Disparate Romantics

      Comments Off on Disparate Romantics

This year digital technology has brought us closer together than ever. With geography no object, we’re inviting experts on the Romantic era from all over the world to tell us all about the exciting things they’re up to. We’ll be exploring their thoughts on everything Wordsworthian, from poetry and artefacts to nature and the modern world, as well as finding out about their new books and research. We’ll also be investigating some of the themes raised in the free online course William Wordsworth: Poetry, People and Place.
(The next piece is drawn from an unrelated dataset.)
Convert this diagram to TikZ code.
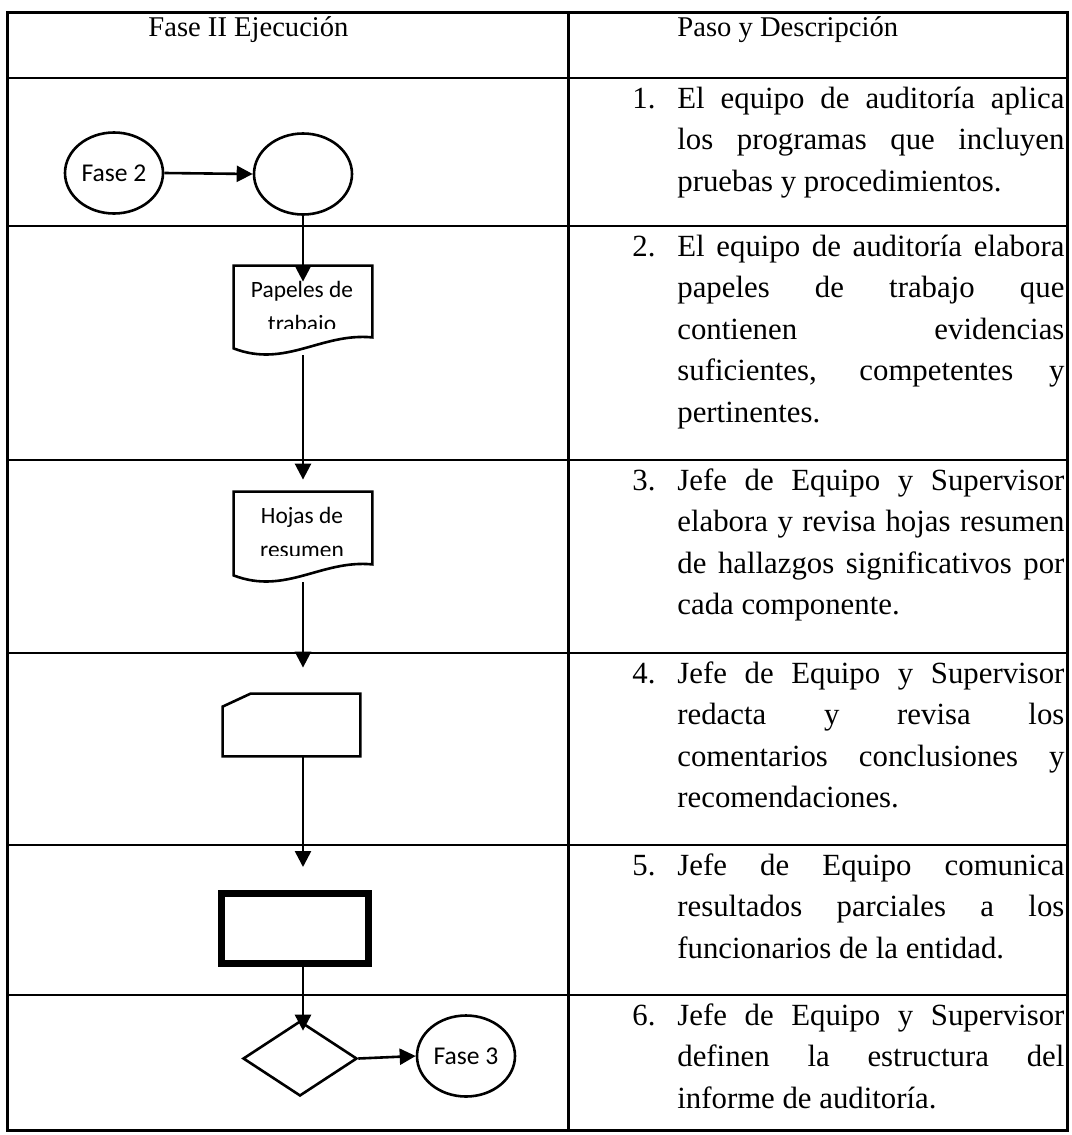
\documentclass[tikz,border=0pt]{standalone}
\usepackage{fontspec}
\setmainfont{Liberation Serif}
\newfontfamily\calibri{Carlito}
\usetikzlibrary{shapes.geometric,arrows.meta,positioning}

% one justified line of a step text
\newcommand\jl[1]{\makebox[\linewidth][s]{#1}\\}
% document symbol drawn round an empty node
\newcommand\docshape[1]{%
  \draw[shp] (#1.north east) -- (#1.north west) -- ([yshift=-5.5pt]#1.south west)
    .. controls ([xshift=26pt,yshift=-15.5pt]#1.south west) and ([xshift=-25.5pt,yshift=2.5pt]#1.south east) .. (#1.south east) -- cycle;}

\tikzset{
  frame/.style={line width=1.5pt},
  grid/.style={line width=1pt},
  shp/.style={line width=1.3pt},
  arr/.style={line width=1.3pt,-{Triangle[length=8pt,width=8pt]}},
  fase/.style={draw,shp,ellipse,inner sep=0pt,minimum width=49pt,minimum height=40.5pt,
    font=\calibri\fontsize{12.8}{15}\selectfont},
  docbox/.style={inner sep=0pt,minimum width=69pt,minimum height=35.5pt},
  doclbl/.style={anchor=base,inner sep=0pt,font=\calibri\fontsize{11.7}{14}\selectfont},
  hd/.style={anchor=base west,inner sep=0pt,font=\fontsize{14.3}{18}\selectfont},
  desc/.style={anchor=base west,inner sep=0pt,font=\fontsize{15.4}{20.75}\selectfont},
}

\begin{document}
\begin{tikzpicture}[x=0.5pt,y=-0.5pt]
  \useasboundingbox (0,0) rectangle (1071,1135);
  \coordinate (ax) at (303,0);

  % table
  \draw[frame] (7,12) rectangle (1067,1130);
  \draw[frame] (568,12) -- (568,1130);
  \foreach \y in {78,226,460,653,845,995} \draw[grid] (7,\y) -- (1067,\y);

  \node[hd] (h1) at (148,36) {Fase II Ejecución};
  \node[hd] (h2) at (677,36) {Paso y Descripción};

  % flow
  \node[fase] (f2) at (114,173) {Fase 2};
  \node[fase] (e1) at (303,174) {};

  \node[docbox] (pap) at (303,301.5) {};
  \docshape{pap}
  \begin{scope}
    \clip (pap.north west) rectangle ([yshift=4.5pt]pap.south east);
    \node[doclbl] (papa) at (302,297) {Papeles de};
    \node[doclbl] (papb) at (302,331) {trabajo};
  \end{scope}

  \node[docbox,minimum height=36pt] (hoj) at (303,528) {};
  \docshape{hoj}
  \begin{scope}
    \clip (hoj.north west) rectangle ([yshift=4.5pt]hoj.south east);
    \node[doclbl] (hoja) at (302,523) {Hojas de};
    \node[doclbl] (hojb) at (302,557) {resumen};
  \end{scope}

  \node[inner sep=0pt,minimum width=68.5pt,minimum height=31pt] (card) at (291.5,725) {};
  \draw[shp] (card.south west) -- ([yshift=-6.5pt]card.north west) -- ([xshift=14pt]card.north west)
    -- (card.north east) -- (card.south east) -- cycle;

  \node[draw,line width=3.5pt,inner sep=0pt,minimum width=73.5pt,minimum height=35pt] (res) at (295,928.5) {};

  \node[draw,shp,diamond,aspect=1.52,inner sep=0pt,minimum width=57pt,minimum height=37.5pt] (dec) at (300,1058.5) {};
  \node[fase] (f3) at (466,1056) {Fase 3};

  \draw[arr] (f2.east) -- (e1.west);
  \draw[arr] (e1.south) -- ([yshift=-8pt]pap.north);
  \draw[arr] ([yshift=-9pt]pap.south) -- ([yshift=6pt]hoj.north);
  \draw[arr] ([yshift=-9pt]hoj.south) -- ([yshift=13pt]card.north -| ax);
  \draw[arr] (card.south -| ax) -- ([yshift=11.5pt]res.north -| ax);
  \draw[arr] (res.south -| ax) -- ([yshift=-5.5pt]dec.north -| ax);
  \draw[arr] (dec.east) -- (f3.west);

  % steps
  \node[desc] (p1) at (632,108) {\makebox[22.5pt][l]{1.}\parbox[t]{193.5pt}{%
    \jl{El equipo de auditoría aplica}\jl{los programas que incluyen}pruebas y procedimientos.}};
  \node[desc] (p2) at (632,256) {\makebox[22.5pt][l]{2.}\parbox[t]{193.5pt}{%
    \jl{El equipo de auditoría elabora}\jl{papeles de trabajo que}\jl{contienen evidencias}%
    \jl{suficientes, competentes y}pertinentes.}};
  \node[desc] (p3) at (632,490) {\makebox[22.5pt][l]{3.}\parbox[t]{193.5pt}{%
    \jl{Jefe de Equipo y Supervisor}\jl{elabora y revisa hojas resumen}%
    \jl{de hallazgos significativos por}cada componente.}};
  \node[desc] (p4) at (632,683) {\makebox[22.5pt][l]{4.}\parbox[t]{193.5pt}{%
    \jl{Jefe de Equipo y Supervisor}\jl{redacta y revisa los}%
    \jl{comentarios conclusiones y}recomendaciones.}};
  \node[desc] (p5) at (632,875) {\makebox[22.5pt][l]{5.}\parbox[t]{193.5pt}{%
    \jl{Jefe de Equipo comunica}\jl{resultados parciales a los}funcionarios de la entidad.}};
  \node[desc] (p6) at (632,1025) {\makebox[22.5pt][l]{6.}\parbox[t]{193.5pt}{%
    \jl{Jefe de Equipo y Supervisor}\jl{definen la estructura del}informe de auditoría.}};
\end{tikzpicture}
\end{document}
They’ll bring their enthusiasm, we’ll bring the questions – and we’d like to share your questions with them too!

This series is hosted by Jeff Cowton, Curator & Head of Learning at Wordsworth Grasmere, and Simon Bainbridge, Professor of Romantic Studies at the University of Lancaster.

For further information, please contact Hannah Catterall, Events Officer at Wordsworth Grasmere, at h.catterall@wordsworth.org.uk

Disparate Romantics: Jonathan Bate

8 October, 7.30pm, £5

Professor Sir Jonathan Bate, award-winning biographer, joins Jeff Cowton and Simon Bainbridge to talk about his new book Radical Wordsworth, which explores Wordsworth’s radical life as a thinker and poetical innovator. He will reflect on what he learned when making his BBC Radio 4 series ‘In Wordsworth’s Footsteps’.

Jonathan Bate CBE is Professor of English Literature at Oxford University and Foundation Professor of Environmental Humanities at Arizona State University. He is also a Senior Research Fellow of Worcester College, Oxford, where he was Provost from 2011 to 2019.

Book details here

Disparate Romantics: Stephen Gill

22 October, 7.30pm, £5

Professor Stephen Gill joins Jeff Cowton and Simon Bainbridge to discuss his new edition of William Wordsworth: A Life, what it’s like to revisit this work after nearly three decades, and how far his understanding of Wordsworth has changed.

Stephen Gill is Professor Emeritus at Oxford University and Supernumerary Fellow at Lincoln College, Oxford, and a long-serving member of the Wordsworth Trust. His publications include The Salisbury Plain Poems, which inaugurated the Cornell Wordsworth Series, Wordsworth and the Victorians, Wordsworth’s Revisitings, and edited collections including William Wordsworth: Selected Poems and William Wordsworth: The Major Works.

Book details here

Disparate Romantics: Kerri Andrews

12 November, 7.30pm, £5

Dr Kerri Andrews joins Jeff Cowton and Simon Bainbridge to discuss her new book Wanderers: A History of Women Walking, which traces the footsteps of ten women over the past three hundred years who have found walking essential to their sense of themselves, as people and as writers – including Dorothy Wordsworth.

Kerri Andrews is Senior Lecturer in English Literature at Edge Hill University. She has published widely on women’s writing, especially Romantic-era authors, and is a keen hill-walker and member of Mountaineering Scotland.

Book details here

Disparate Romantics: Robert Morrison

26 November, 7.30pm, £5

Professor Robert Morrison joins Jeff Cowton and Simon Bainbridge to discuss his new book The Regency Revolution, which has been longlisted for the Historical Writers’ Association prize for the best in non-fiction historical writing.

Robert Morrison is British Academy Global Professor at Bath Spa University and Queen’s National Scholar at Queen’s University in Kingston, Ontario. He is the author of several books including The English Opium-Eater: A Biography of Thomas De Quincey.

Book details here

Disparate Romantics: Saeko Yoshikawa

3 December, 7.30pm, £5

Professor Saeko Yoshikawa joins Jeff Cowton and Simon Bainbridge to discuss her new book William Wordsworth and Modern Travel, and the history of tourism in the Lake District.

Saeko Yoshikawa is a professor in the Department of English Studies at Kobe City University of Foreign Studies, Japan. She is also the author of William Wordsworth and the Invention of Tourism: 1820-1900.

Book details here

Disparate Romantics: Nick Mason

10 December, 7.30pm, £5

Professor Nick Mason joins Jeff Cowton and Simon Bainbridge to discuss William Wordsworth’s Guide to the Lakes and his work on the new digital edition hosted by the Romantic Circles website. He will also be talking about editing an edition of Dorothy Wordsworth’s Lakeland writings with Professors Paul Westover and Michelle Levy.

Nick Mason is Professor of English at Brigham Young University. He specializes in 18th- and 19th-century British literature (especially Romanticism), book and periodical studies, and contemporary European literature and culture.